Another thing too many men do is watch porn instead of having sex. Porn conditions you to live with sex as a fantasy instead of sex as a reality. It also conditions you to view women as sexual objects and to view sex as a “big bang” act. Sex is the by-product of connecting with a woman, and it is a mind-body-soul experience in which you can experience full-body orgasms that sometimes last more than thirty seconds. The sex shown in porn movies is nothing compared to what sex can be. Watching porn also conditions you to the wrong types of women and the wrong kind of so-called physical “intimacy” instead of valuing their authentic feminine nature. When you are not having sex, you are much better keeping your sexual energy and using it to move you forward in other areas of your life. The best thing you can do to bring sex closer to your reality is to stop watching porn.

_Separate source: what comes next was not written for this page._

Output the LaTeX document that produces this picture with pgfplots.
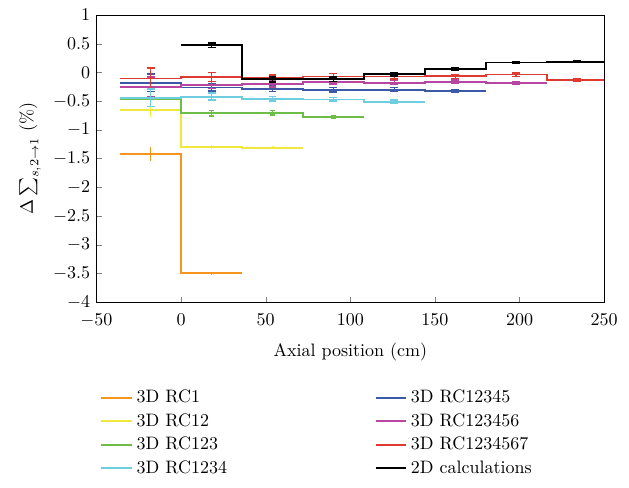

Mistake #9: Feeling Bad About Failures

Another common mistake is to feel bad when you don’t attract women, when you are single, or when women reject you. You feel bad because you are attached to the outcome, which is the result of having neediness inside you. That neediness is not attractive and does nothing at all to help you. To succeed, you have to let the neediness go. When you walk through the world and you don’t care at all how women respond, that projects a totally different (and very attractive) vibe. When you come back alone from a bar, do you beat yourself up for failing, or are you smiling because you had such a great time? Feeling grateful for what you have and feeling good about what you don’t have yet will shift your reality.

Mistake #10: Saying “This Girl is Special”

Women want you to be the same before, during, and after meeting them. Sometimes you may meet a very attractive and nice woman, think “this girl is special,” and start behaving differently around her without realizing it. You then give her too much attention and change your plans too easily for her. You become responsive to her as the stimulus, and that’s not what she wants. She wants a man who remains the same around her and who doesn’t get too emotionally attached. Even when I could sleep with several women per week, I met a few “special” girls, and although I slept with them, things didn’t work out afterward with any of them. You are the rare catch; don’t start behaving differently around the best women.